In reading up on constraint-logic programming, I can't help but notice an apparent relationship with SQL programming. Is SQL an example of "constraint logic programming" in action?
i don't have a full answer, but you might find it interesting to look at Datalog and DLV. They are perhaps the "missing link" between Logic Programming (but not CLP) and SQL that will help you understand things more clearly.
Since this is more about LP than CLP I may have missed something - if so, sorry.
They are very similar from a high level. Both are declarative or set based rather than iterative (meaning you ask for what you want - you don't loop through and process individual items one by one).
CLP can be modeled in SQL but it is a case of finding a better solution to a problem. SQL is good for finding answers in a given data set that is already explicitly defined. CLP is good for finding answers in domains that are loosely or sometimes even not even completely defined.
As an example. If I wanted to to return all the even numbers between 1 and 10 million using SQL I would need a table with all the numbers listed to select from (an existing data set). Using CLP I would just need a bound (10M) but wouldn't have to explicit create all the records.
Internally CLP engines (CSP problems) can also infer constraints to make them faster. SQL you would have to figure out those rules and explicitly state them. For example if your SQL is where A=B and B=C, a CLP engine might figure out that A=C and use that to run faster where SQL would not. They can similarly infer domains as well to optimize run time (if I know that the even numbers are never returned a CLP will throw them out from consideration - SQL will still consider them but not return as a "solution").
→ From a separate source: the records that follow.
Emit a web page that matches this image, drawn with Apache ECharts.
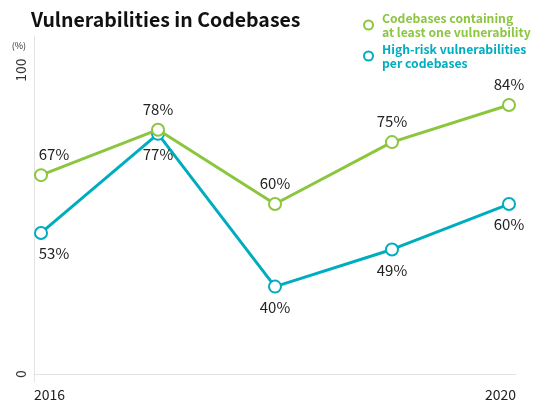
<!DOCTYPE html>
<html><head><meta charset="utf-8">
<script src="https://cdn.jsdelivr.net/npm/echarts@6/dist/echarts.min.js"></script>
<style>html,body{margin:0;padding:0;background:#fff}#c{width:538px;height:407px}</style>
</head><body><div id="c"></div>
<script>
const years = [2016, 2017, 2018, 2019, 2020];
const atLeastOne = [67, 78, 60, 75, 84];
const highRisk = [53, 77, 40, 49, 60];
const xTickLabels = ['2016', '2020'];
const yTickValues = [0, 100];
const seriesNames = ['Codebases containing\nat least one vulnerability', 'High-risk vulnerabilities\nper codebases'];
const colors = ['#8cc63f', '#00adbf'];
const FONT = '"Noto Sans CJK KR", "Noto Sans", sans-serif';

function mkData(vals) {
  return vals.map((v, i) => {
    const item = { value: [years[i], v] };
    if (i === 0) item.label = { offset: [13, 0] };
    return item;
  });
}
function mkSeries(idx, vals, pos) {
  return {
    name: seriesNames[idx], type: 'line', xAxisIndex: 0, yAxisIndex: 1,
    data: mkData(vals),
    symbol: 'emptyCircle', symbolSize: 12,
    lineStyle: { color: colors[idx], width: 3 },
    itemStyle: { color: colors[idx], borderWidth: 2.5, borderColor: colors[idx] },
    label: { show: true, position: pos, distance: 6, formatter: p => p.value[1] + '%',
      color: '#222', fontSize: 15, fontFamily: FONT },
    emphasis: { disabled: true }, animation: false, z: idx === 0 ? 3 : 2
  };
}
const chart = echarts.init(document.getElementById('c'));
chart.setOption({
  animation: false,
  title: { text: 'Vulnerabilities in Codebases', left: 26, top: 5,
    textStyle: { fontFamily: FONT, fontSize: 19.5, fontWeight: 'bold', color: '#111' } },
  legend: {
    orient: 'vertical', left: 358, top: 6, itemGap: 3, itemWidth: 9, itemHeight: 9,
    selectedMode: false,
    data: seriesNames.map((n, i) => ({ name: n, icon: 'circle',
      itemStyle: { color: '#fff', borderColor: colors[i], borderWidth: 2 },
      textStyle: { color: colors[i] } })),
    textStyle: { fontFamily: FONT, fontSize: 12.2, fontWeight: 'bold', lineHeight: 14, padding: [0, 0, 0, 4] }
  },
  grid: { left: 34, right: 22, top: 36, bottom: 25 },
  xAxis: {
    type: 'value', min: 2015.94, max: 2020.06,
    splitLine: { show: false }, axisTick: { show: false },
    axisLine: { show: true, lineStyle: { color: '#e3e3e3', width: 1 } },
    axisLabel: { customValues: [2015.94, 2020.06], formatter: (v) => v < 2018 ? xTickLabels[0] : xTickLabels[1],
      alignMinLabel: 'left', alignMaxLabel: 'right', margin: 6,
      color: '#222', fontSize: 14, fontFamily: FONT }
  },
  yAxis: [
    { type: 'value', min: -2.6, max: 111.2, position: 'left',
      splitLine: { show: false }, axisTick: { show: false },
      axisLine: { show: true, lineStyle: { color: '#e3e3e3', width: 1 } },
      axisLabel: { customValues: yTickValues, rotate: 90, margin: 6, color: '#333', fontSize: 14, fontFamily: FONT },
      name: '(%)', nameLocation: 'end', nameGap: -10,
      nameTextStyle: { fontSize: 9, color: '#333', align: 'right', verticalAlign: 'middle', padding: [0, 8, 0, 0], fontFamily: FONT }
    },
    { type: 'value', min: 16.9, max: 100.7, show: false, splitLine: { show: false } }
  ],
  series: [ mkSeries(0, atLeastOne, 'top'), mkSeries(1, highRisk, 'bottom') ]
});
</script></body></html>
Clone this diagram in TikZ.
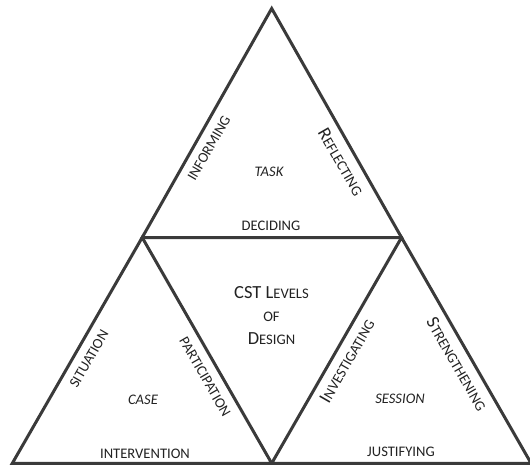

Hopefully that helps - I can get more technical if you need it. The key point to remember is the two are similar but which you use depends on the problem model. If you can say "these are my variables, and these are how the interrelate, give me any valid solution" then CLP is a good candidate. If you can say "there are my variables, and these are the specifics, give me back a subset of my existing data that fits" then SQL is a better candidate.